Speaker diarization: turning a transcript into 'who said what.'

What diarization is

A transcript from Whisper is a sequence of words with timestamps. It doesn’t know how many speakers are in the recording or which words each speaker said.

Diarization answers the question: “at time T, which speaker is talking?” The output is a set of time-stamped segments labeled with speaker IDs (Speaker 1, Speaker 2, etc.). Combined with a word-level Whisper transcript, you get a complete picture of who said what and when.

How diarization works

Diarization models use audio embeddings — numerical representations of voice characteristics — to identify clusters of similar voice segments. The process:

Split the audio into short segments (typically 1-3 seconds)
Compute a voice embedding for each segment
Cluster segments by embedding similarity
Each cluster becomes a “speaker”

Modern models do this well for 2-4 speakers in clean audio. Performance degrades with many speakers, overlapping speech, or noisy environments.

pyannote.audio

The open-source standard for diarization is pyannote.audio. It’s a Python library with a Hugging Face-hosted model.

from pyannote.audio import Pipeline

pipeline = Pipeline.from_pretrained(
    "pyannote/speaker-diarization-3.1",
    use_auth_token="your_hf_token"
)

diarization = pipeline("interview.mp3")

for turn, _, speaker in diarization.itertracks(yield_label=True):
    print(f"{turn.start:.1f}s - {turn.end:.1f}s: {speaker}")
    # 0.0s - 2.3s: SPEAKER_00
    # 2.3s - 5.1s: SPEAKER_01
    # 5.1s - 8.7s: SPEAKER_00

The output is a series of time segments, each assigned to a speaker label.

Combining diarization with Whisper

The standard pipeline:

Transcribe with Whisper (verbose_json, word timestamps)
Diarize with pyannote
For each word timestamp, find which speaker segment it falls in
Assign the speaker label to the word

import json
from openai import OpenAI

client = OpenAI()

# Step 1: Transcribe
with open("interview.mp3", "rb") as f:
    transcription = client.audio.transcriptions.create(
        file=f,
        model="whisper-1",
        response_format="verbose_json",
        timestamp_granularities=["word"]
    )

# Step 2: Diarize (assumes diarization is done separately)
# diarization segments from pyannote: [{start, end, speaker}, ...]

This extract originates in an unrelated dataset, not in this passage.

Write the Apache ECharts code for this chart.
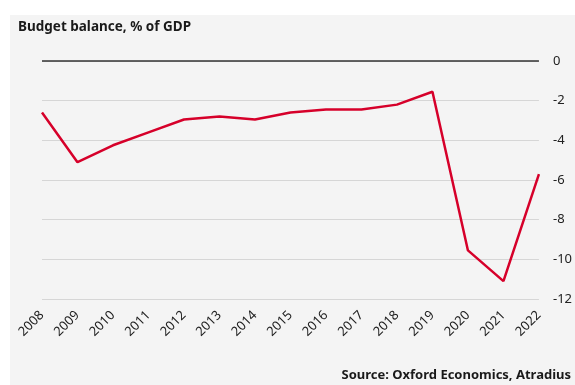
<!DOCTYPE html>
<html>
<head>
<meta charset="utf-8">
<script src="https://cdn.jsdelivr.net/npm/echarts@6/dist/echarts.min.js"></script>
<style>
  html, body { margin: 0; padding: 0; background: #fff; }
  #chart { width: 575px; height: 385px; }
</style>
</head>
<body>
<div id="chart"></div>
<script>
// Budget balance, % of GDP
const years = ['2008', '2009', '2010', '2011', '2012', '2013', '2014', '2015',
  '2016', '2017', '2018', '2019', '2020', '2021', '2022'];
const balance = [-2.6, -5.1, -4.25, -3.6, -2.95, -2.8, -2.95, -2.6,
  -2.45, -2.45, -2.2, -1.55, -9.55, -11.1, -5.7];
const yTicks = { min: -12, max: 0, step: 2 };

const font = '"Noto Sans", sans-serif';

const chart = echarts.init(document.getElementById('chart'));
chart.setOption({
  backgroundColor: '#fff',
  animation: false,
  graphic: [
    {
      type: 'rect',
      left: 10, top: 15,
      shape: { width: 565, height: 370 },
      style: { fill: '#f4f4f4' },
      z: -10
    },
    {
      type: 'text',
      left: 18, top: 20,
      style: { text: 'Budget balance, % of GDP', font: 'bold 13.5px ' + font, fill: '#1a1a1a' }
    },
    {
      type: 'text',
      right: 4, top: 369,
      style: { text: 'Source: Oxford Economics, Atradius', font: 'bold 13px ' + font, fill: '#1a1a1a' }
    }
  ],
  grid: { left: 42, right: 34, top: 61, bottom: 86 },
  xAxis: {
    type: 'category',
    data: years,
    boundaryGap: false,
    axisLine: { show: false },
    axisTick: { show: false },
    axisLabel: {
      rotate: 45,
      margin: 14,
      color: '#222',
      fontFamily: font,
      fontSize: 13
    }
  },
  yAxis: {
    type: 'value',
    position: 'right',
    min: yTicks.min,
    max: yTicks.max,
    interval: yTicks.step,
    axisLine: { show: false },
    axisTick: { show: false },
    axisLabel: { margin: 14, color: '#222', fontFamily: font, fontSize: 13 },
    splitLine: { lineStyle: { color: '#d6d6d6', width: 1 } }
  },
  series: [{
    type: 'line',
    data: balance,
    symbol: 'none',
    lineStyle: { color: '#d6002a', width: 2.5 },
    markLine: {
      silent: true,
      symbol: 'none',
      label: { show: false },
      lineStyle: { color: '#333', width: 1.5, type: 'solid' },
      data: [{ yAxis: 0 }]
    }
  }]
});
</script>
</body>
</html>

# Step 3: Assign speakers to words
def get_speaker_at(time, diarization_segments):
    for seg in diarization_segments:
        if seg['start'] <= time <= seg['end']:
            return seg['speaker']
    return 'UNKNOWN'

labeled_words = []
for word in transcription.words:
    midpoint = (word['start'] + word['end']) / 2
    speaker = get_speaker_at(midpoint, diarization_segments)
    labeled_words.append({
        'word': word['word'],
        'start': word['start'],
        'end': word['end'],
        'speaker': speaker,
    })

Formatting the output

Group consecutive words by the same speaker into utterances:

def group_by_speaker(labeled_words):
    utterances = []
    current = None

    for word in labeled_words:
        if current is None or word['speaker'] != current['speaker']:
            if current:
                utterances.append(current)
            current = {
                'speaker': word['speaker'],
                'start': word['start'],
                'end': word['end'],
                'text': word['word'],
            }
        else:
            current['text'] += word['word']
            current['end'] = word['end']

    if current:
        utterances.append(current)

    return utterances

Output:

[00:00 - 00:05] SPEAKER_00: "Welcome to the podcast, glad to have you here."
[00:05 - 00:12] SPEAKER_01: "Thanks for having me, excited to be here."

API services

If running Python models isn’t an option, several APIs offer combined transcription + diarization:

AssemblyAI: speaker_labels: true parameter
Deepgram: diarize=true parameter
Gladia: transcription with diarization in one call

These services run both steps and return a combined response, avoiding the need to merge two outputs manually.

Limitations

Speaker diarization is not perfect. Overlapping speech is difficult — most models pick one speaker for overlapping segments. Speaker count must be estimated or configured. Very short utterances (under 1 second) may be misassigned. For production applications, consider letting users correct speaker labels manually.